MIREDO also introduces an analytical, recursively defined latency model that accounts for pipeline stalls induced by buffering strategies, transfer/computation throughput mismatches, and operand synchronization effects—enabling accurate cost estimation in the MIP optimization.
Figure 3: Overview of the proposed MIREDO framework, from model and architecture parsing to MIP-based optimization and final mapping.
The cost function in MIREDO associates the primary objective of system-level latency minimization with a secondary goal of maximizing data locality (i.e., storing operands close to compute macros). Buffering modes are treated as optimization variables—permitting the framework to dynamically explore and select between maximal-capacity, minimal-stall (single buffering) and stall-overlapped (double buffering) modes with corresponding capacity penalties.
The evaluation of the analytical model demonstrates a mean accuracy of 95.5% against cycle-accurate hardware simulation, validating its ability to closely predict complex real-system pipeline behavior.
Experimental Validation and Results
The MIREDO framework is validated on various DNN workloads, including quantized ResNet-18 inference on ImageNet, and diverse hardware setups. Comparisons include a ZigZag-inspired heuristic and a standard Weight-Stationary (WS) mapping (built atop the same MIP formulation for fairness).
Figure 4: MIREDO performance evaluation—(a) analytical model validation, (b) macro utilization and EDP tradeoff, (c) per-layer and overall speedup relative to baselines.
Key findings include:
- Up to 3.2× Energy-Delay Product (EDP) reduction over the best non-MIREDO baselines.
- MIREDO consistently outperforms WS and heuristic methods, particularly in resource-constrained scenarios and for layers with complex data reuse requirements.
- Substantial improvements emerge from MIREDO's ability to coordinate temporal/spatial mapping, buffer utilization, and operation overlap for diverse DNN layers.
Broader evaluation across configurations demonstrates MIREDO's robustness and adaptability to varying macro arrays, core counts, and buffer sizes.
Figure 5: Performance comparison of MIREDO across various DNN models and hardware configurations, showing consistent EDP reduction and efficient resource usage.
Implications, Extensions, and Future Directions
The results indicate that mathematical programming-based approaches, when underpinned by precise hardware abstractions and latency prediction, can close the previously persistent gap between macro-level efficiency and end-to-end system throughput for CIM accelerators.
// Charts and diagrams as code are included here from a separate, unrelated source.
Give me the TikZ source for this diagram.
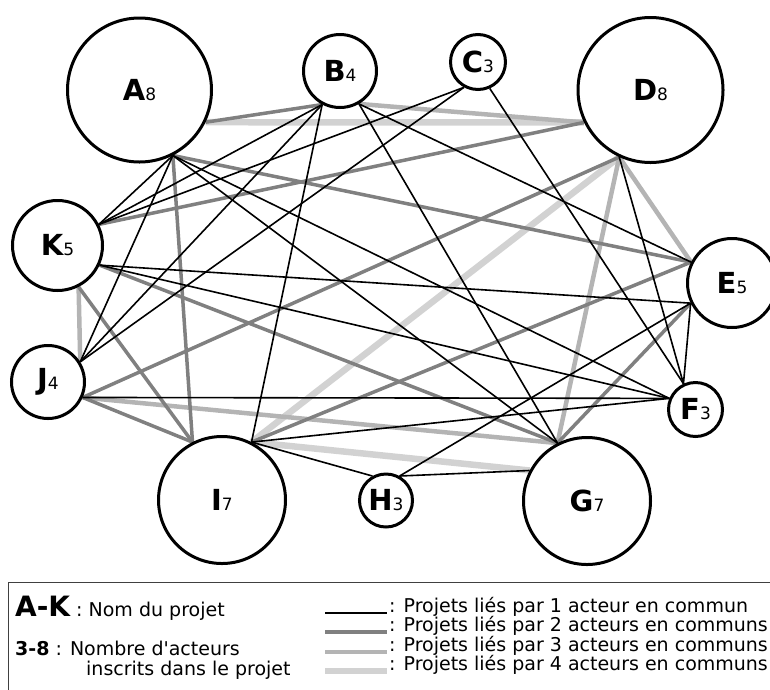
\documentclass[tikz,border=0pt]{standalone}
\usepackage{fontspec}
\setmainfont{DejaVu Sans}[Ligatures=TeXOff]
\pgfdeclarelayer{edges}
\pgfsetlayers{edges,main}
\definecolor{c2}{HTML}{808080}
\definecolor{c3}{HTML}{B4B4B4}
\definecolor{c4}{HTML}{D2D2D2}
\newcommand{\lab}[2]{{\fontsize{29}{29}\selectfont\bfseries #1}{\fontsize{17}{17}\selectfont #2}}
\tikzset{
  proj/.style={circle, draw=black, line width=3pt, fill=white, inner sep=0pt},
  w1/.style={line width=1.6pt, draw=black},
  w2/.style={line width=3.5pt, draw=c2},
  w3/.style={line width=4.5pt, draw=c3},
  w4/.style={line width=6.5pt, draw=c4},
  legtxt/.style={anchor=base west, inner sep=0pt, font=\fontsize{19}{19}\selectfont},
}
\begin{document}
\begin{tikzpicture}[x=1pt,y=-1pt]
\useasboundingbox (0,0) rectangle (770,689);
% project nodes
\node[proj, minimum size=144pt] (A) at (139.5,90) {\lab{A}{8}};
\node[proj, minimum size=73pt]  (B) at (340,71) {\lab{B}{4}};
\node[proj, minimum size=55pt]  (C) at (478,62) {\lab{C}{3}};
\node[proj, minimum size=145pt] (D) at (650.5,90) {\lab{D}{8}};
\node[proj, minimum size=89pt]  (E) at (732,283) {\lab{E}{5}};
\node[proj, minimum size=54pt]  (F) at (695.5,409.5) {\lab{F}{3}};
\node[proj, minimum size=127pt] (G) at (587,501) {\lab{G}{7}};
\node[proj, minimum size=53pt]  (H) at (386,500.5) {\lab{H}{3}};
\node[proj, minimum size=127pt] (I) at (222,500) {\lab{I}{7}};
\node[proj, minimum size=73pt]  (J) at (48,382) {\lab{J}{4}};
\node[proj, minimum size=90pt]  (K) at (57.5,245.5) {\lab{K}{5}};
\begin{pgfonlayer}{edges}
% weight 4
\draw[w4] (A.-26) -- (D.-154);
\draw[w4] (D.-115) -- (I.63);
\draw[w4] (I.63) -- (G.152);
% weight 3
\draw[w3] (B.-60) -- (D.-154);
\draw[w3] (D.-115) -- (G.117);
\draw[w3] (D.-115) -- (E.153);
\draw[w3] (K.-63) -- (J.32);
\draw[w3] (J.-24) -- (G.117);
% weight 2
\draw[w2] (A.-26) -- (B.-118);
\draw[w2] (A.-63) -- (I.117);
\draw[w2] (A.-63) -- (E.153);
\draw[w2] (K.27) -- (D.-154);
\draw[w2] (K.-63) -- (I.117);
\draw[w2] (K.-25) -- (G.117);
\draw[w2] (J.-24) -- (D.-115);
\draw[w2] (J.-24) -- (I.117);
\draw[w2] (I.63) -- (E.153);
\draw[w2] (G.117) -- (E.-154);
% weight 1
\draw[w1] (A.-63) -- (K.27);
\draw[w1] (A.-63) -- (J.32);
\draw[w1] (A.-63) -- (F.157);
\draw[w1] (A.-63) -- (G.117);
\draw[w1] (B.-118) -- (K.27);
\draw[w1] (B.-118) -- (J.32);
\draw[w1] (B.-118) -- (I.63);
\draw[w1] (B.-60) -- (E.153);
\draw[w1] (B.-60) -- (G.117);
\draw[w1] (C.-119) -- (K.27);
\draw[w1] (C.-119) -- (J.32);
\draw[w1] (C.-66) -- (F.115);
\draw[w1] (D.-115) -- (F.115);
\draw[w1] (E.-154) -- (K.-25);
\draw[w1] (E.-154) -- (F.115);
\draw[w1] (E.-154) -- (H.61);
\draw[w1] (F.157) -- (J.-24);
\draw[w1] (F.157) -- (I.63);
\draw[w1] (F.157) -- (K.-25);
\draw[w1] (H.119) -- (I.63);
\draw[w1] (H.61) -- (G.152);
\end{pgfonlayer}
% legend
\draw[line width=1pt, black!75] (8.5,582.5) rectangle (790,700);
\node[anchor=base west, inner sep=0pt] (lgAK) at (15,616)
  {{\fontsize{28}{28}\selectfont\bfseries A-K}\fontsize{19}{19}\selectfont\ : Nom du projet};
\node[legtxt] (lg38) at (15,655) {{\bfseries 3-8} : Nombre d'acteurs};
\node[legtxt] (lg38b) at (86,675) {inscrits dans le projet};
\coordinate (l1a) at (325,613); \coordinate (l1b) at (387,613);
\coordinate (l2a) at (325,632); \coordinate (l2b) at (387,632);
\coordinate (l3a) at (325,652); \coordinate (l3b) at (387,652);
\coordinate (l4a) at (325,671); \coordinate (l4b) at (387,671);
\draw[w1] (l1a) -- (l1b);
\draw[w2] (l2a) -- (l2b);
\draw[w3] (l3a) -- (l3b);
\draw[w4] (l4a) -- (l4b);
\node[legtxt] (t1) at (389,612) {: Projets liés par 1 acteur en commun};
\node[legtxt] (t2) at (389,631.5) {: Projets liés par 2 acteurs en communs};
\node[legtxt] (t3) at (389,651) {: Projets liés par 3 acteurs en communs};
\node[legtxt] (t4) at (389,670.5) {: Projets liés par 4 acteurs en communs};
\end{tikzpicture}
\end{document}
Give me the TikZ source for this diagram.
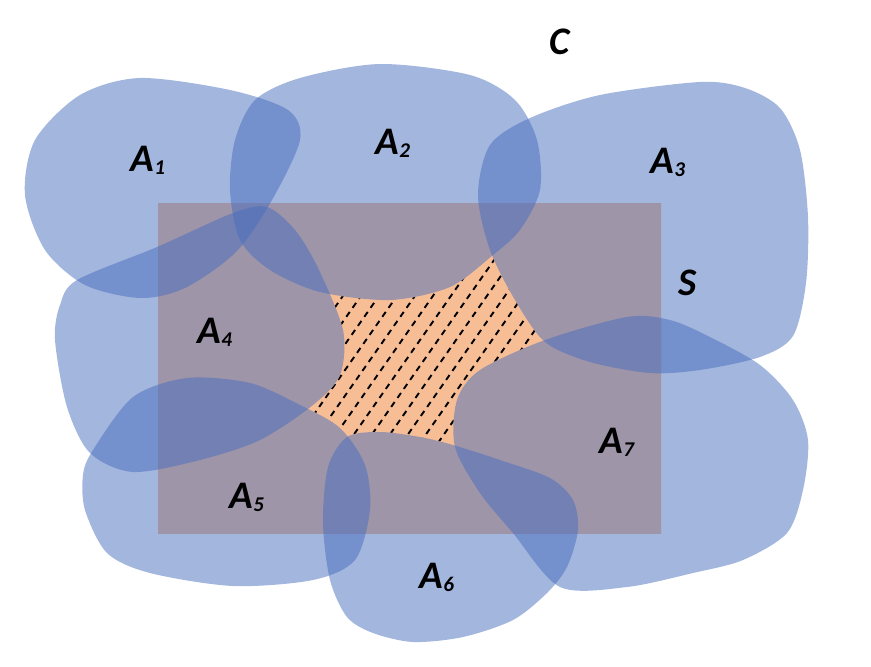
\documentclass[tikz,border=0pt]{standalone}
\usepackage{fontspec}
\setmainfont{Carlito}
\definecolor{cblue}{RGB}{71,109,189}
\definecolor{corange}{RGB}{247,190,150}
\newcommand\lsub[1]{\raisebox{-3pt}{\fontsize{21}{21}\selectfont #1}}
\tikzset{
  cblob/.style={fill=cblue, fill opacity=0.5},
  cfree/.style={fill=corange},
  chatch/.style={black, line width=1.9pt, dash pattern=on 6pt off 5pt},
  clbl/.style={font=\fontsize{39}{39}\selectfont\bfseries\itshape, inner sep=0pt},
  reg1/.style={insert path={plot[smooth cycle] coordinates {(140,78) (230,90) (288,110) (300,140) (272,200) (236,252) (185,288) (140,298) (85,285) (45,250) (25,195) (35,140) (80,95)}}},
  reg2/.style={insert path={plot[smooth cycle] coordinates {(380,64) (470,75) (515,100) (537,140) (540,190) (520,230) (493,255) (450,287) (390,300) (320,292) (270,270) (240,240) (230,190) (235,140) (255,100) (300,78)}}},
  reg3/.style={insert path={plot[smooth cycle] coordinates {(530,118) (600,95) (700,82) (745,88) (780,108) (800,150) (808,217) (806,283) (793,336) (760,357) (700,370) (650,373) (590,362) (545,342) (515,300) (490,250) (478,195) (490,145)}}},
  reg4/.style={insert path={plot[smooth cycle] coordinates {(77,280) (157,247) (233,213) (267,207) (295,230) (318,268) (343,330) (340,375) (313,405) (260,440) (200,460) (133,472) (90,453) (67,407) (55,340) (60,305)}}},
  reg5/.style={insert path={plot[smooth cycle] coordinates {(93,450) (133,397) (187,378) (250,383) (300,405) (340,428) (365,465) (370,510) (355,560) (313,580) (233,586) (150,573) (107,553) (85,510) (83,475)}}},
  reg6/.style={insert path={plot[smooth cycle] coordinates {(347,437) (380,432) (420,437) (453,445) (500,460) (550,478) (573,500) (578,530) (567,567) (547,593) (513,620) (463,637) (413,642) (373,633) (347,617) (330,580) (323,523) (328,467)}}},
  reg7/.style={insert path={plot[smooth cycle] coordinates {(545,340) (627,317) (670,320) (710,337) (760,365) (793,400) (808,440) (803,490) (787,533) (743,560) (693,573) (627,587) (560,587) (513,533) (480,493) (455,447) (457,400) (480,370)}}},
}
\begin{document}
\begin{tikzpicture}[x=1pt,y=-1pt]
  \useasboundingbox (0,0) rectangle (871,667);

  % S und freier Teil
  \fill[cfree] (158,203) rectangle (661,533);
  \begin{scope}
    \clip (158,203) rectangle (661,533);
    \foreach \x in {203,221,...,473}
      \draw[chatch] (\x,470) -- ++(180,-257);
    \foreach \r in {1,...,7}
      \fill[cfree, reg\r];
  \end{scope}

  % Mengen A_i
  \foreach \r in {1,...,7}
    \fill[cblob, reg\r];

  % Beschriftung
  \node[clbl] (lA1) at (148,160) {A\lsub{1}};
  \node[clbl] (lA2) at (393,143) {A\lsub{2}};
  \node[clbl] (lA3) at (668,162) {A\lsub{3}};
  \node[clbl] (lA4) at (215,332) {A\lsub{4}};
  \node[clbl] (lA5) at (247,497) {A\lsub{5}};
  \node[clbl] (lA6) at (437,577) {A\lsub{6}};
  \node[clbl] (lA7) at (617,442) {A\lsub{7}};
  \node[clbl] (lC) at (560,42) {C};
  \node[clbl] (lS) at (688,283) {S};
\end{tikzpicture}
\end{document}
By explicitly capturing architectural and data transfer constraints, the MIREDO methodology provides a basis for scalable, extensible optimization across future generations of CIM architectures—including those with heterogeneous memory hierarchies, variable-precision arithmetic, and non-volatile device integration.
The integration of MIREDO-style dataflow optimization may be extended to dynamic, workload-adaptive runtime schedulers, automated compiler toolchains, and co-design flows where hardware parameters themselves are tunable variables in the global DNN-CIM optimization loop. Further exploration into stochastic or reinforcement learning-enhanced solvers, potentially leveraging MIREDO's MIP core as a subroutine or teacher, is a plausible future direction.
Conclusion
MIREDO represents a rigorous, scalable approach to dataflow optimization for CIM accelerators. Through a comprehensive MIP-based methodology, hierarchical hardware abstraction, and analytical modeling of architectural bottlenecks, MIREDO achieves up to 3.2× EDP improvement across heterogeneous DNN workloads and hardware configurations. The framework's adaptability and extensibility position it as a valuable tool in advancing the efficiency of next-generation in-memory computing systems and edge intelligence platforms.